The Book of Psalm 51:5 underlines the healthy admission of fault and sin: “For I ack-nowledge my offense, and my sin before me always: Against you only have I sinned and done what is evil in your sight.” It’s in admission that we can find forgiveness and healing.
The boastful will never experience the beauty of healing and forgiveness. The humble does. When we admit our faults and sins, we don’t become lesser persons. We instead are exulted by the Lord. When we admit our sins, we offer them to the Lord for forgiveness. The natural consequence is reconciliation.

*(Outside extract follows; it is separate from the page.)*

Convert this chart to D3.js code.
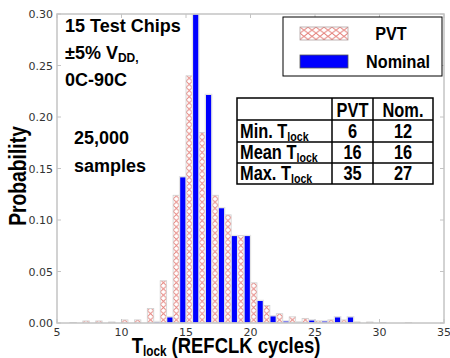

St. Paul wrote to the Corinthians, “We implore you on behalf of Christ, be reconciled to God.” Forgiveness is a gift from God to those who admit their faults, seek God’s mercy and compassion, and undergo radical conversion. To say sorry or apologize is not enough. We must have penance for our sins. When we are sincerely penitent, there is no space for hypocrisy. We strive to overcome our sinfulness, to be vigilant against the cunnings of the devil and against temptation. Let us spend our Lent well with Jesus.
During Lent, AFP stands for admission of faults and sins, forgiveness of our faults and sins, and penance for our faults and sins.
I am elated to be with the Basic Ecclesial Communities of Sagada in celebrating the Ash Wednesday, which many of them have experienced for the first time.